I can't find in the code if the author of a new species-group name has to cite the original publication of the genus group name under which she is creating the new species. It maybe that they can just say "Chromis". This certainly doesn't have to happen with subsequent combinations of the name.

Bottom line is that we are just talking rules for making up a string. Saying which Chromis gets very close to taxonomy.

Having said all that I am, at this moment, doing some more work on the names voc with the intention of taking it forward for TDWG ratification. If we needed to have a pointer I'd add it. But we need explicit documentation in ICZN or ICBN to say that it is necessary. I have a rule that if I can cite the code paragraphs that govern something I am happy. If not it falls into taxonomy and should be dealt with in the TaxonConcept object.

God these nomenclatural debates are so wordy!


Rod Page said...

I guess I see the problem independently of whatever the codes say. Given a binomial name I'd like to be able to link to the genus, and if I rely on the string there will be cases when I can't make the link (it's ambiguous). In the case of names such as Agathis, I could end up linking an insect species epithet to a plant genus. I'd like to avoid this, where possible.

If we have multinomial names, then there is some sort of link between the parts of the names, and I'd like to reflect this using links between objects, rather than rely on strings alone.

Roger Hyam said...

You evil man confusing nomenclature and taxonomy!
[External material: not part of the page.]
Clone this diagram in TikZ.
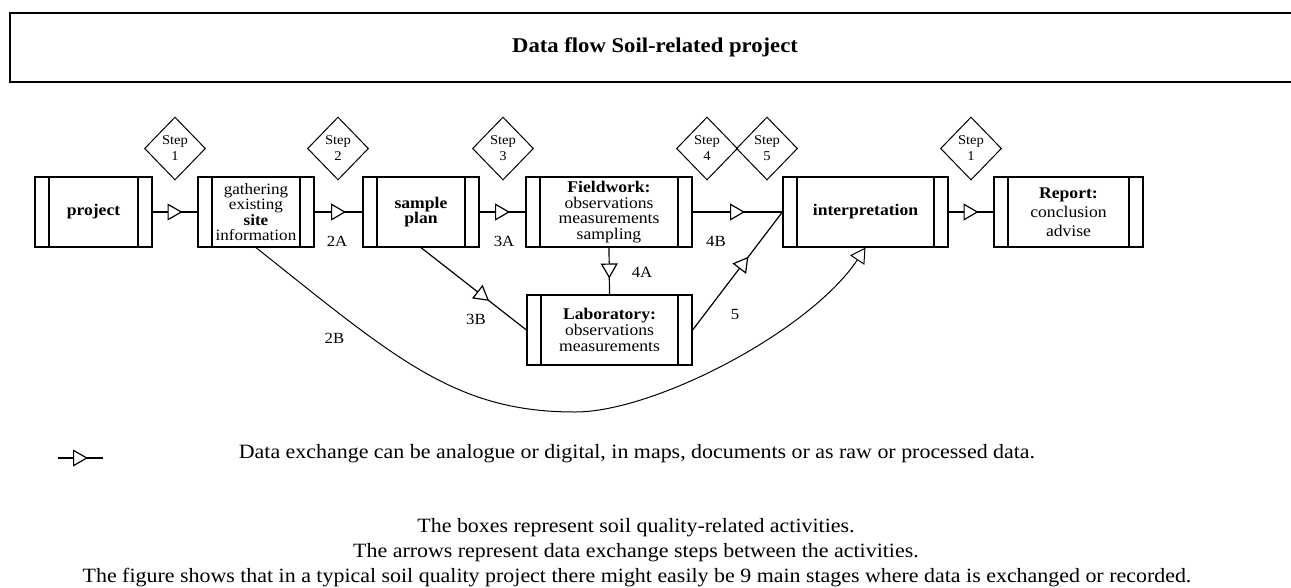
\documentclass[tikz,border=0pt]{standalone}
\usepackage{fontspec}
\setmainfont{Liberation Serif}[FakeStretch=1.08]
\usetikzlibrary{shapes.geometric,arrows.meta,decorations.markings}

\tikzset{
  activity/.style={draw, line width=1.2pt, minimum height=70pt, inner sep=0pt, align=center,
    font=\fontsize{16.3}{15.6}\selectfont,
    path picture={\draw[line width=1.2pt]
      ([xshift=14pt]path picture bounding box.north west) -- ([xshift=14pt]path picture bounding box.south west)
      ([xshift=-14pt]path picture bounding box.north east) -- ([xshift=-14pt]path picture bounding box.south east);}},
  stepbox/.style={draw, diamond, line width=1pt, minimum width=61pt, minimum height=63pt, inner sep=0pt,
    align=center, font=\fontsize{13.5}{16}\selectfont},
  flowlabel/.style={font=\fontsize{15.5}{15.5}\selectfont},
  flow/.style={line width=1.2pt, postaction={decorate},
    decoration={markings, mark=at position #1 with {\arrow[xshift=7.5pt]{Triangle[length=15pt,width=17pt,fill=white]}}}},
  flow/.default=0.5,
  note/.style={font=\fontsize{20.3}{20.3}\selectfont}
}

\begin{document}
\begin{tikzpicture}[x=1pt,y=1pt,yscale=-1,xscale=1]
\useasboundingbox (0,0) rectangle (1291,587);

% Title
\node[draw, line width=1.6pt, minimum width=1290pt, minimum height=69pt, font=\fontsize{21}{21}\selectfont\bfseries] (title) at (655,47.5) {Data flow Soil-related project};

% Activities
\node[activity, minimum width=117pt] (project) at (93.5,212) {\textbf{project}};
\node[activity, minimum width=116pt, font=\fontsize{15.8}{15.6}\selectfont] (gather) at (256,212) {gathering\\existing\\\textbf{site}\\information};
\node[activity, minimum width=116pt] (plan) at (421,212) {\textbf{sample}\\\textbf{plan}};
\node[activity, minimum width=166pt] (field) at (609,212) {\textbf{Fieldwork:}\\observations\\measurements\\sampling};
\node[activity, minimum width=165pt] (interp) at (865.5,212) {\textbf{interpretation}};
\node[activity, minimum width=149pt, font=\fontsize{16.3}{19}\selectfont] (report) at (1068.5,212) {\textbf{Report:}\\conclusion\\advise};
\node[activity, minimum width=165pt] (lab) at (609.5,330) {\textbf{Laboratory:}\\observations\\measurements};

% Steps
\node[stepbox] (step1) at (175,148.5) {Step\\1};
\node[stepbox] (step2) at (338,148.5) {Step\\2};
\node[stepbox] (step3) at (503,148.5) {Step\\3};
\node[stepbox] (step4) at (707,148.5) {Step\\4};
\node[stepbox] (step5) at (767,148.5) {Step\\5};
\node[stepbox] (step6) at (971,148.5) {Step\\1};

% Data exchange
\draw[flow] (project.east) -- (gather.west);
\draw[flow] (gather.east) -- (plan.west);
\draw[flow] (plan.east) -- (field.west);
\draw[flow] (field.east) -- (interp.west);
\draw[flow] (interp.east) -- (report.west);
\draw[flow] (field.south) -- (lab.north);
\draw[flow=0.59] (plan.south) -- (lab.west);
\draw[flow=0.57] (lab.east) -- (interp.west);
\draw[line width=1pt, -{Triangle[length=15pt,width=17pt,fill=white]}] (gather.south)
  .. controls (396,359) and (455,412) .. (575,412)
  .. controls (655,412) and (810,331) .. (interp.south);

% Labels
\node[flowlabel] (l2a) at (337,241) {2A};
\node[flowlabel] (l3a) at (504,241) {3A};
\node[flowlabel] (l4b) at (716,241) {4B};
\node[flowlabel] (l4a) at (642,272) {4A};
\node[flowlabel] (l3b) at (476,319) {3B};
\node[flowlabel] (l2b) at (334.5,338.5) {2B};
\node[flowlabel] (l5) at (735,314) {5};

% Legend
\coordinate (legA) at (58,458);
\coordinate (legB) at (103,458);
\draw[flow] (legA) -- (legB);
\node[note] (legtext) at (637,454) {Data exchange can be analogue or digital, in maps, documents or as raw or processed data.};
\node[note] (note1) at (636,528) {The boxes represent soil quality-related activities.};
\node[note] (note2) at (636,553) {The arrows represent data exchange steps between the activities.};
\node[note] (note3) at (637,578) {The figure shows that in a typical soil quality project there might easily be 9 main stages where data is exchanged or recorded.};

\end{tikzpicture}
\end{document}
The thing is that names are ambiguous and just because you want to link them together doesn't make them less so. If you want to impose your own disambiguation layer on the data (which is a good idea) it should be explicit that this is you making a judgment call and not something inherent in the names that you are just extracting.

I intend to make all these things easier to express with a simpler TaxonConcept object to enable the linking. Perhaps we should work together a little especially on examples.

Rod Page said...

OK, consider Agathis montana. Would you agree that it would be reasonable to link the species epithet montana de Laub. to the plant genus AgathisSalisbury, and not to the wasp genus Agathis Latreille? Likewise, should the wasp species name montana Shestakov be linked to the wasp genusAgathis Latreille and not plant genus AgathisSalisbury.?
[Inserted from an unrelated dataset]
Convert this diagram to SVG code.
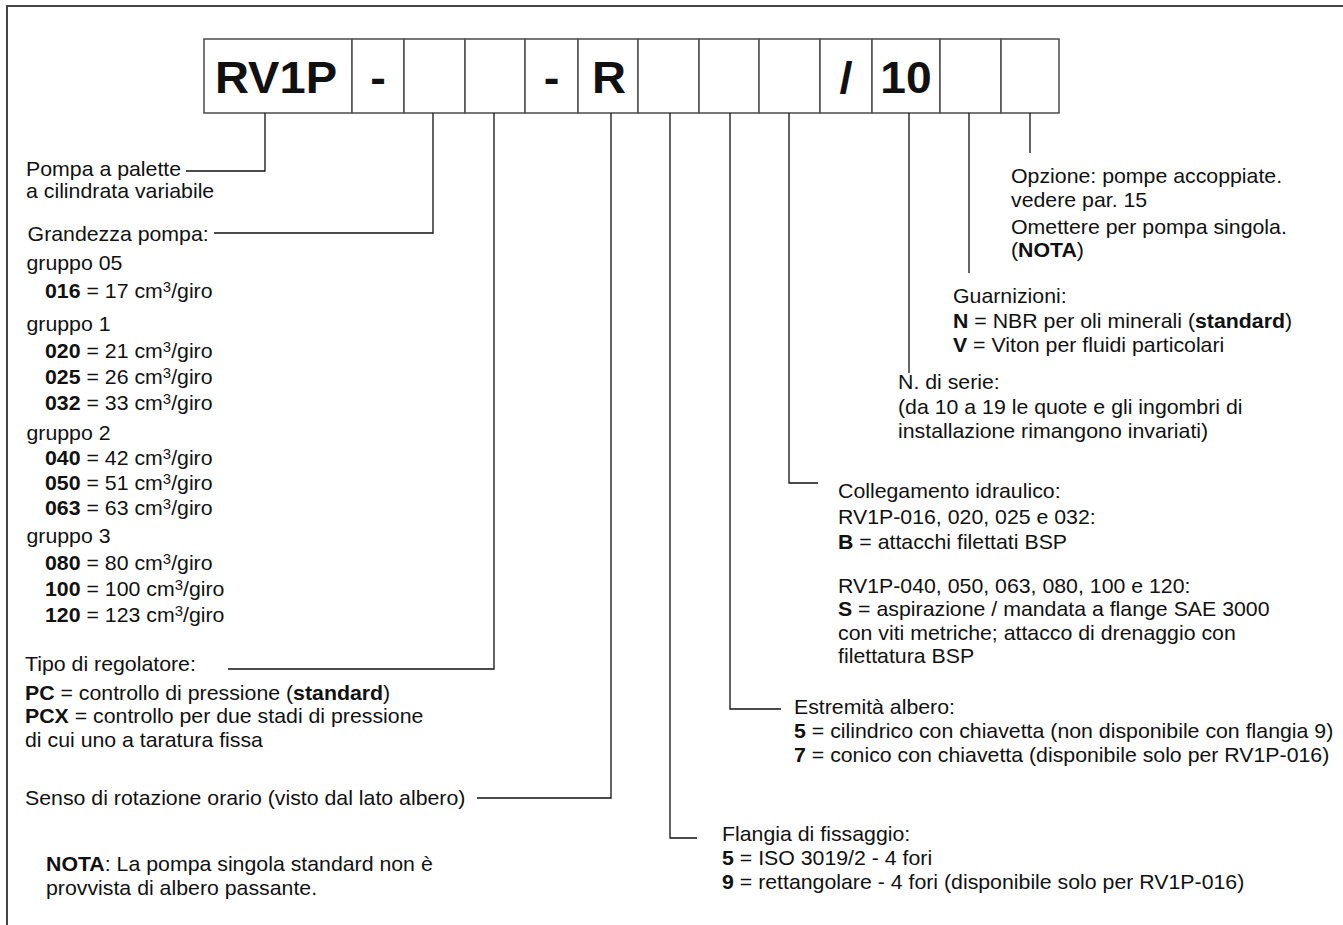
<svg xmlns="http://www.w3.org/2000/svg" width="1343" height="925" viewBox="0 0 1343 925">
<style>
text{font-family:"Liberation Sans",Arial,sans-serif;font-size:20px;fill:#111}
.b{font-weight:bold}
.code{font-weight:bold;font-size:44px;text-anchor:middle}
.cell{fill:#fff;stroke:#555;stroke-width:1.6}
.ln{fill:none;stroke:#111;stroke-width:1.3}
.sup{font-size:14px}
</style>
<rect x="0" y="0" width="1343" height="925" fill="#fff"/>
<rect x="7" y="6" width="1346" height="935" fill="none" stroke="#444" stroke-width="2"/>

<g id="code">
<g id="c1"><rect class="cell" x="204" y="39" width="148" height="74"/><text class="code" transform="translate(276,93) scale(1.07,1)">RV1P</text></g>
<g id="c2"><rect class="cell" x="352" y="39" width="52" height="74"/><text class="code" transform="translate(378,93) scale(1.07,1)">-</text></g>
<g id="c3"><rect class="cell" x="404" y="39" width="61" height="74"/></g>
<g id="c4"><rect class="cell" x="465" y="39" width="60" height="74"/></g>
<g id="c5"><rect class="cell" x="525" y="39" width="53" height="74"/><text class="code" transform="translate(551.5,93) scale(1.07,1)">-</text></g>
<g id="c6"><rect class="cell" x="578" y="39" width="60" height="74"/><text class="code" transform="translate(609,93) scale(1.07,1)">R</text></g>
<g id="c7"><rect class="cell" x="638" y="39" width="61" height="74"/></g>
<g id="c8"><rect class="cell" x="699" y="39" width="60" height="74"/></g>
<g id="c9"><rect class="cell" x="759" y="39" width="61" height="74"/></g>
<g id="c10"><rect class="cell" x="820" y="39" width="52" height="74"/><text class="code" transform="translate(846,93) scale(1.07,1)">/</text></g>
<g id="c11"><rect class="cell" x="872" y="39" width="68" height="74"/><text class="code" transform="translate(906,93) scale(1.05,1)">10</text></g>
<g id="c12"><rect class="cell" x="940" y="39" width="61" height="74"/></g>
<g id="c13"><rect class="cell" x="1001" y="39" width="58" height="74"/></g>
</g>

<g id="connectors">
<polyline class="ln" points="265,113 265,171 186,171"/>
<polyline class="ln" points="433,113 433,233 214,233"/>
<polyline class="ln" points="494,113 494,669 228,669"/>
<polyline class="ln" points="611,113 611,798 477,798"/>
<polyline class="ln" points="670,113 670,838 697,838"/>
<polyline class="ln" points="730,113 730,709 781,709"/>
<polyline class="ln" points="789,113 789,483 818,483"/>
<polyline class="ln" points="909,113 909,373"/>
<polyline class="ln" points="969,113 969,273"/>
<polyline class="ln" points="1030,113 1030,153"/>
</g>

<g id="n-pompa" transform="translate(26,0) scale(1.065,1)">
<text x="0" y="176">Pompa a palette</text>
<text x="0" y="198">a cilindrata variabile</text>
</g>

<g id="n-grandezza" transform="translate(26.5,0) scale(1.065,1)">
<text x="1" y="241">Grandezza pompa:</text>
<text x="0" y="270">gruppo 05</text>
<text x="17.4" y="298"><tspan class="b">016</tspan> = 17 cm<tspan class="sup" dy="-6">3</tspan><tspan dy="6">/giro</tspan></text>
<text x="0" y="331">gruppo 1</text>
<text x="17.4" y="358"><tspan class="b">020</tspan> = 21 cm<tspan class="sup" dy="-6">3</tspan><tspan dy="6">/giro</tspan></text>
<text x="17.4" y="384"><tspan class="b">025</tspan> = 26 cm<tspan class="sup" dy="-6">3</tspan><tspan dy="6">/giro</tspan></text>
<text x="17.4" y="410"><tspan class="b">032</tspan> = 33 cm<tspan class="sup" dy="-6">3</tspan><tspan dy="6">/giro</tspan></text>
<text x="0" y="440">gruppo 2</text>
<text x="17.4" y="465"><tspan class="b">040</tspan> = 42 cm<tspan class="sup" dy="-6">3</tspan><tspan dy="6">/giro</tspan></text>
<text x="17.4" y="490"><tspan class="b">050</tspan> = 51 cm<tspan class="sup" dy="-6">3</tspan><tspan dy="6">/giro</tspan></text>
<text x="17.4" y="515"><tspan class="b">063</tspan> = 63 cm<tspan class="sup" dy="-6">3</tspan><tspan dy="6">/giro</tspan></text>
<text x="0" y="543">gruppo 3</text>
<text x="17.4" y="570"><tspan class="b">080</tspan> = 80 cm<tspan class="sup" dy="-6">3</tspan><tspan dy="6">/giro</tspan></text>
<text x="17.4" y="596"><tspan class="b">100</tspan> = 100 cm<tspan class="sup" dy="-6">3</tspan><tspan dy="6">/giro</tspan></text>
<text x="17.4" y="622"><tspan class="b">120</tspan> = 123 cm<tspan class="sup" dy="-6">3</tspan><tspan dy="6">/giro</tspan></text>
</g>

<g id="n-tipo" transform="translate(25,0) scale(1.065,1)">
<text x="0" y="671">Tipo di regolatore:</text>
<text x="0" y="700"><tspan class="b">PC</tspan> = controllo di pressione (<tspan class="b">standard</tspan>)</text>
<text x="0" y="723"><tspan class="b">PCX</tspan> = controllo per due stadi di pressione</text>
<text x="0" y="747">di cui uno a taratura fissa</text>
</g>

<g id="n-senso" transform="translate(25,0) scale(1.065,1)">
<text x="0" y="805">Senso di rotazione orario (visto dal lato albero)</text>
</g>

<g id="n-nota" transform="translate(46,0) scale(1.065,1)">
<text x="0" y="871"><tspan class="b">NOTA</tspan>: La pompa singola standard non è</text>
<text x="0" y="895">provvista di albero passante.</text>
</g>

<g id="n-opzione" transform="translate(1011,0) scale(1.065,1)">
<text x="0" y="183">Opzione: pompe accoppiate.</text>
<text x="0" y="207">vedere par. 15</text>
<text x="0" y="234">Omettere per pompa singola.</text>
<text x="0" y="257">(<tspan class="b">NOTA</tspan>)</text>
</g>

<g id="n-guarnizioni" transform="translate(953,0) scale(1.065,1)">
<text x="0" y="303">Guarnizioni:</text>
<text x="0" y="328"><tspan class="b">N</tspan> = NBR per oli minerali (<tspan class="b">standard</tspan>)</text>
<text x="0" y="352"><tspan class="b">V</tspan> = Viton per fluidi particolari</text>
</g>

<g id="n-serie" transform="translate(898,0) scale(1.065,1)">
<text x="0" y="389">N. di serie:</text>
<text x="0" y="414">(da 10 a 19 le quote e gli ingombri di</text>
<text x="0" y="438">installazione rimangono invariati)</text>
</g>

<g id="n-collegamento" transform="translate(838,0) scale(1.065,1)">
<text x="0" y="498">Collegamento idraulico:</text>
<text x="0" y="524">RV1P-016, 020, 025 e 032:</text>
<text x="0" y="549"><tspan class="b">B</tspan> = attacchi filettati BSP</text>
<text x="0" y="593">RV1P-040, 050, 063, 080, 100 e 120:</text>
<text x="0" y="616"><tspan class="b">S</tspan> = aspirazione / mandata a flange SAE 3000</text>
<text x="0" y="640">con viti metriche; attacco di drenaggio con</text>
<text x="0" y="663">filettatura BSP</text>
</g>

<g id="n-estremita" transform="translate(794,0) scale(1.065,1)">
<text x="0" y="714">Estremità albero:</text>
<text x="0" y="738"><tspan class="b">5</tspan> = cilindrico con chiavetta (non disponibile con flangia 9)</text>
<text x="0" y="762"><tspan class="b">7</tspan> = conico con chiavetta (disponibile solo per RV1P-016)</text>
</g>

<g id="n-flangia" transform="translate(722,0) scale(1.065,1)">
<text x="0" y="841">Flangia di fissaggio:</text>
<text x="0" y="865"><tspan class="b">5</tspan> = ISO 3019/2 - 4 fori</text>
<text x="0" y="889"><tspan class="b">9</tspan> = rettangolare - 4 fori (disponibile solo per RV1P-016)</text>
</g>
</svg>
Once we have multinomials aren't we bound to have to deal with this issue, and isn't it still one of nomenclature?

Frank Anderson said...

Rod -- Would a uninominal system, where each species is simply "species epithet + author, date" (e.g., melanogaster Meigen, 1830 for Drosophila melanogaster) help with this?
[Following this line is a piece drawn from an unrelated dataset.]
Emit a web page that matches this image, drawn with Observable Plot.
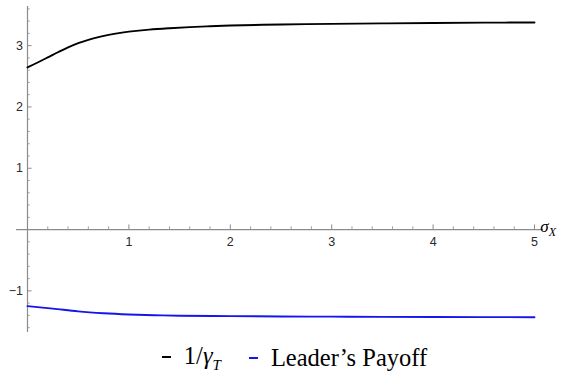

I guess you'd still have the problem of linking these uninominal species to clades (and there certainly can be multiple clades with the same name), but it would at least get you out of the requirement to make sure the species epithet is tied to the correct genus.

I see no reason other than tradition and inertia not to go to a uninominal system of some sort (too bad the Phylocoders caved on species, but I guess they'd ticked off enough people as it was...), but I wonder if such a move would hurt or help databasing, etc., efforts.

Rod Page said...

I guess the question is uniqueness. There aren't many species names (binomials) shared between plants and animals (such as Agathis montana), but many species epithets will be. The question will be how many of these will be unique if you add the author's name and date. I suspect there may be quite a few collisions if the same author has been working on a number of groups (for example, Linnaeus probably reused the same epithet many times in the same work). A search of the uBio database would help answer this.

I don't see any advantage in doing this retrospectively, given the huge disconnect with past literature and databases. Going forward it might be attractive. What would be even more attractive is if we started using GUIDs of some sort, so that it was clear what we were talking about. In the same way, DOIs have made linking to literature much clearer (think of all the different ways it's possible to write a bibliographic citation, as opposed to simply citing a DOI).

Roger Hyam said...

Uninomial system would have been better but it is a bit late now.